Government, Prime Minister Condemn Abduction of MP

Government officials denied Thursday the kidnapping of opposition party parliamentarian Lon Phon was politically motivated and have joined Sam Rainsy Party officials in demanding a swift investigation.

Prime Minister Hun Sen sent a letter Thursday to acting National Assembly President Nguon Nhel and maintained that the abduction was done to force a ransom from Lon Phon’s family.

“There is no sign that this abduction is relating to politics,” Hun Sen wrote, citing reports from investigators dispatched to the crime scene.

He pledged authorities would do all possible to capture those responsible. “The government condemns this cheap act and regards the abduction…as a serious crime,” Hun Sen wrote.

But government critics say Lon Phon’s disappearance is the latest in a series of incidents targeting Sam Rainsy Party and Funcinpec members.

Both the London-based hu­manitarian organization Amnesty International and the Khmer Institute of Democracy have weighed in on the side of opposition party members, condemning the abduction as likely political.

The Battambang province parliamentarian was taken from his central Phnom Penh home Wednesday evening by four armed men wearing military-style uniforms, party officials say.

Sam Rainsy cabinet chief Phi Thach said Thursday it is no coincidence Lon Phon’s kidnapping closely follows the arrest of two other opposition party members—including one from Bat­tambang province—in connection with last year’s B-40 rocket attack in Siem Reap.

“All three cases are apparently connected,” said Sam Rainsy parliamentarian Monh Siyonn.

Additionally, a senior army officer who described himself as a longtime friend of Lon Phon and of no political affiliation, said Thursday there was a “70 percent” chance that the kidnapping was politically motivated.

Some Cam­bo­dian and foreign obser­vers noted this was the first abduction of a member of parliament since the 1993 UN elections and suggested it was done to send a message to op­po­nents of the government.

Five Funcinpec military officers were called by the government for questioning last month, also in connection with the Siem Reap rocket attack, which has been characterized by Hun Sen’s supporters as an assassination attempt on the prime minister.
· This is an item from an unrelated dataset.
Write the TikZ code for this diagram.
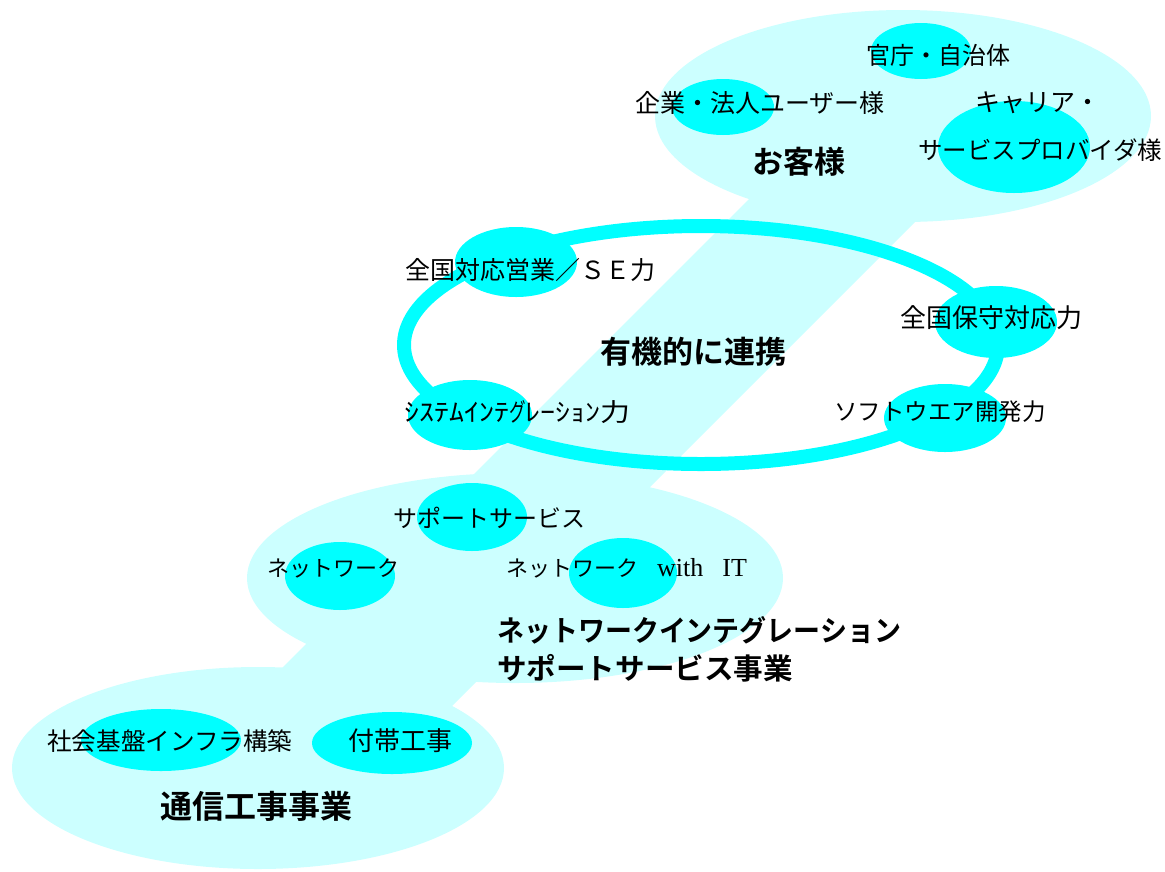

The officers were cleared of any suspicions following party contacts with the army’s intelligence chief, Mol Roeup. Addi­tionally, former Funcinpec resistance commander Nhiek Bun Chhay, now a senator, said his house was ransacked and his wife beaten by unidentified armed men on Sept 13.

However, other government officials and some diplomatic sources say the motive remains unclear for the abduction of Lon Phon. He briefly addressed a crowd of several hundred at Monday’s land rights protest organized by the opposition party in front of the National Assembly, close associates said.

Police say Lon Phon, who is involved in hotels and gem dealing with his wife, perhaps proved a target for kidnappers.

Khuon Sophon, chief of Phnom Penh’s criminal police, said Thursday a demand for a $400,000 ransom had been called into Lon Phon’s family. But the ransom request was not confirmed by either party officials or Lon Phon’s bodyguard.